You know, I think we're gonna see more in the first 2 or 3 years or the first couple of years now than we will see in the latter, you know, 2 years of the decade, but still growing every year. It's, it's a positive, pretty positive part of the portfolio. I think, I mean, Patrick already gave you the numbers that as to the total company, it's risen again from 21% of revenues, which was, again, higher than we'd said to you last year.

We said it's getting to about 20%, we're at 21, and 1st quarter was at 23. You know, we don't know yet, but, I mean, it wouldn't surprise me that we sustain 23% through this year. Then, depending on OE build, I suspect it could even go higher next year while also seeing a higher OE build.

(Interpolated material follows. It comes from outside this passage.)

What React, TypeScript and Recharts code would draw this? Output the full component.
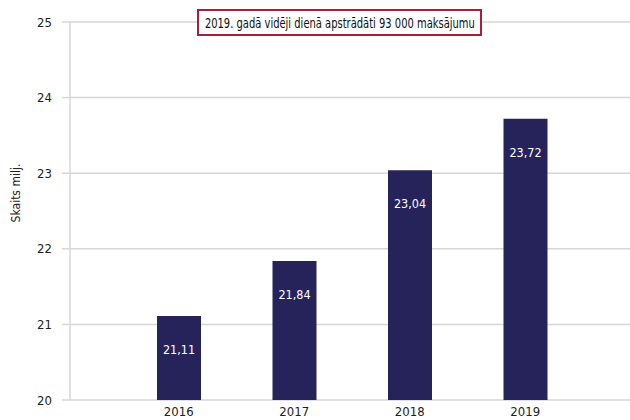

You know, and, you know, but again, you gotta bake in, you know, is there any macroeconomic upsets? At this point, it looks okay for us. Certainly, the guide we've given you is, I don't believe, is going to be blown off course by any agreement or lack of agreement with the Iran situation that we have in terms of what spares are going to be required for this year because of the enormous backlogs that we have.

Seth Seifman
Executive Director, JPMorgan

Great. Great. Thanks very much.

John Plant
Executive Chairman and CEO, Howmet Aerospace

Thank you.

Operator

This concludes our question and answer session, as well as today's conference. Thank you for attending today's presentation, and you may now disconnect.